# Task objective:
Reproduce the data exactly and drop any pictures it holds.

::::::::::

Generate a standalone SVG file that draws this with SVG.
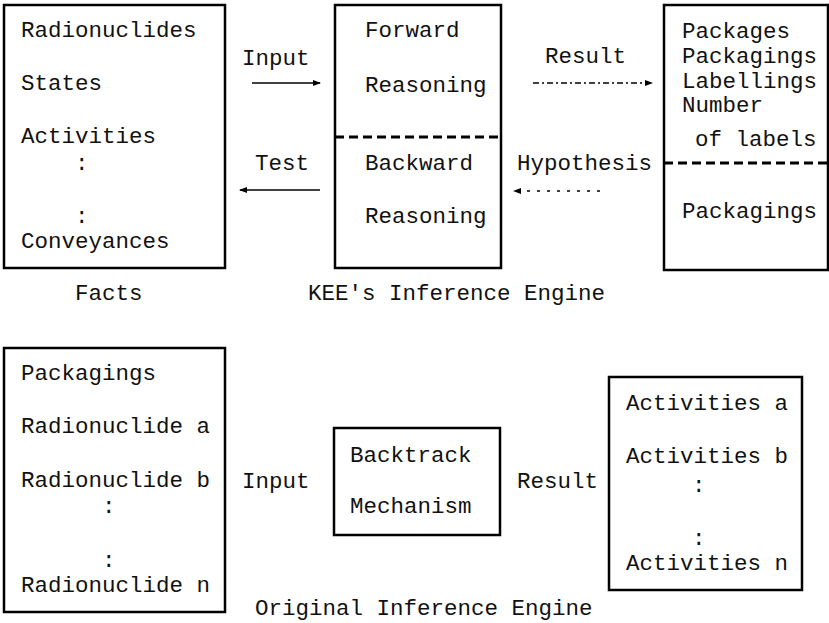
<svg xmlns="http://www.w3.org/2000/svg" width="829" height="623" viewBox="0 0 829 623">
<style>
  text { font-family: "Liberation Mono", "Courier New", monospace; font-size: 22.5px; fill: #111; }
  .box { fill: #fff; stroke: #000; stroke-width: 2.5; }
  .div { stroke: #000; stroke-width: 3; stroke-dasharray: 9 5; }
  .arr { stroke: #000; stroke-width: 1.3; fill: none; }
  .dash { stroke: #000; stroke-width: 1.3; fill: none; stroke-dasharray: 6 3 2 3; }
  .dot { stroke: #000; stroke-width: 1.3; fill: none; stroke-dasharray: 3 7; }
</style>
<defs>
  <marker id="ah" markerWidth="8" markerHeight="6" refX="7" refY="3" orient="auto" markerUnits="userSpaceOnUse">
    <path d="M0,0 L8,3 L0,6 Z" fill="#000"/>
  </marker>
</defs>
<rect width="829" height="623" fill="#fff"/>

<g id="facts">
  <rect class="box" x="4" y="5" width="221" height="263"/>
  <text x="21" y="37">Radionuclides</text>
  <text x="21" y="90">States</text>
  <text x="21" y="143">Activities</text>
  <text x="75" y="170">:</text>
  <text x="75" y="223">:</text>
  <text x="21" y="248">Conveyances</text>
  <text x="75" y="300">Facts</text>
</g>

<g id="kee">
  <rect class="box" x="335" y="5" width="166" height="263"/>
  <line class="div" x1="335" y1="137" x2="501" y2="137"/>
  <text x="365" y="37">Forward</text>
  <text x="365" y="92">Reasoning</text>
  <text x="365" y="170">Backward</text>
  <text x="365" y="223">Reasoning</text>
  <text x="308" y="300">KEE's Inference Engine</text>
</g>

<g id="results">
  <rect class="box" x="664" y="5" width="164" height="265"/>
  <line class="div" x1="664" y1="163" x2="828" y2="163"/>
  <text x="682" y="38">Packages</text>
  <text x="682" y="63">Packagings</text>
  <text x="682" y="88">Labellings</text>
  <text x="682" y="112">Number</text>
  <text x="695" y="146">of labels</text>
  <text x="682" y="218">Packagings</text>
</g>

<g id="inputs">
  <rect class="box" x="4" y="348" width="221" height="264"/>
  <text x="21" y="380">Packagings</text>
  <text x="21" y="433">Radionuclide a</text>
  <text x="21" y="487">Radionuclide b</text>
  <text x="102" y="513">:</text>
  <text x="102" y="567">:</text>
  <text x="21" y="592">Radionuclide n</text>
</g>

<g id="backtrack">
  <rect class="box" x="334" y="428" width="166" height="107"/>
  <text x="350" y="462">Backtrack</text>
  <text x="350" y="513">Mechanism</text>
  <text x="255" y="615">Original Inference Engine</text>
</g>

<g id="activities">
  <rect class="box" x="609" y="377" width="193" height="213"/>
  <text x="626" y="410">Activities a</text>
  <text x="626" y="463">Activities b</text>
  <text x="692" y="492">:</text>
  <text x="692" y="545">:</text>
  <text x="626" y="570">Activities n</text>
</g>

<g id="connectors">
  <line class="arr" x1="252" y1="83" x2="320" y2="83" marker-end="url(#ah)"/>
  <text x="242" y="65">Input</text>
  <line class="arr" x1="320" y1="190" x2="240" y2="190" marker-end="url(#ah)"/>
  <text x="255" y="170">Test</text>
  <line class="dash" x1="533" y1="83" x2="652" y2="83" marker-end="url(#ah)"/>
  <text x="545" y="63">Result</text>
  <line class="dot" x1="600" y1="191" x2="514" y2="191" marker-end="url(#ah)"/>
  <text x="517" y="170">Hypothesis</text>
  <text x="242" y="488">Input</text>
  <text x="517" y="488">Result</text>
</g>
</svg>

::::::::::

# Problem solution:
Generate a standalone SVG file that draws this with SVG.
<svg xmlns="http://www.w3.org/2000/svg" width="829" height="623" viewBox="0 0 829 623">
<style>
  text { font-family: "Liberation Mono", "Courier New", monospace; font-size: 22.5px; fill: #111; }
  .box { fill: #fff; stroke: #000; stroke-width: 2.5; }
  .div { stroke: #000; stroke-width: 3; stroke-dasharray: 9 5; }
  .arr { stroke: #000; stroke-width: 1.3; fill: none; }
  .dash { stroke: #000; stroke-width: 1.3; fill: none; stroke-dasharray: 6 3 2 3; }
  .dot { stroke: #000; stroke-width: 1.3; fill: none; stroke-dasharray: 3 7; }
</style>
<defs>
  <marker id="ah" markerWidth="8" markerHeight="6" refX="7" refY="3" orient="auto" markerUnits="userSpaceOnUse">
    <path d="M0,0 L8,3 L0,6 Z" fill="#000"/>
  </marker>
</defs>
<rect width="829" height="623" fill="#fff"/>

<g id="facts">
  <rect class="box" x="4" y="5" width="221" height="263"/>
  <text x="21" y="37">Radionuclides</text>
  <text x="21" y="90">States</text>
  <text x="21" y="143">Activities</text>
  <text x="75" y="170">:</text>
  <text x="75" y="223">:</text>
  <text x="21" y="248">Conveyances</text>
  <text x="75" y="300">Facts</text>
</g>

<g id="kee">
  <rect class="box" x="335" y="5" width="166" height="263"/>
  <line class="div" x1="335" y1="137" x2="501" y2="137"/>
  <text x="365" y="37">Forward</text>
  <text x="365" y="92">Reasoning</text>
  <text x="365" y="170">Backward</text>
  <text x="365" y="223">Reasoning</text>
  <text x="308" y="300">KEE's Inference Engine</text>
</g>

<g id="results">
  <rect class="box" x="664" y="5" width="164" height="265"/>
  <line class="div" x1="664" y1="163" x2="828" y2="163"/>
  <text x="682" y="38">Packages</text>
  <text x="682" y="63">Packagings</text>
  <text x="682" y="88">Labellings</text>
  <text x="682" y="112">Number</text>
  <text x="695" y="146">of labels</text>
  <text x="682" y="218">Packagings</text>
</g>

<g id="inputs">
  <rect class="box" x="4" y="348" width="221" height="264"/>
  <text x="21" y="380">Packagings</text>
  <text x="21" y="433">Radionuclide a</text>
  <text x="21" y="487">Radionuclide b</text>
  <text x="102" y="513">:</text>
  <text x="102" y="567">:</text>
  <text x="21" y="592">Radionuclide n</text>
</g>

<g id="backtrack">
  <rect class="box" x="334" y="428" width="166" height="107"/>
  <text x="350" y="462">Backtrack</text>
  <text x="350" y="513">Mechanism</text>
  <text x="255" y="615">Original Inference Engine</text>
</g>

<g id="activities">
  <rect class="box" x="609" y="377" width="193" height="213"/>
  <text x="626" y="410">Activities a</text>
  <text x="626" y="463">Activities b</text>
  <text x="692" y="492">:</text>
  <text x="692" y="545">:</text>
  <text x="626" y="570">Activities n</text>
</g>

<g id="connectors">
  <line class="arr" x1="252" y1="83" x2="320" y2="83" marker-end="url(#ah)"/>
  <text x="242" y="65">Input</text>
  <line class="arr" x1="320" y1="190" x2="240" y2="190" marker-end="url(#ah)"/>
  <text x="255" y="170">Test</text>
  <line class="dash" x1="533" y1="83" x2="652" y2="83" marker-end="url(#ah)"/>
  <text x="545" y="63">Result</text>
  <line class="dot" x1="600" y1="191" x2="514" y2="191" marker-end="url(#ah)"/>
  <text x="517" y="170">Hypothesis</text>
  <text x="242" y="488">Input</text>
  <text x="517" y="488">Result</text>
</g>
</svg>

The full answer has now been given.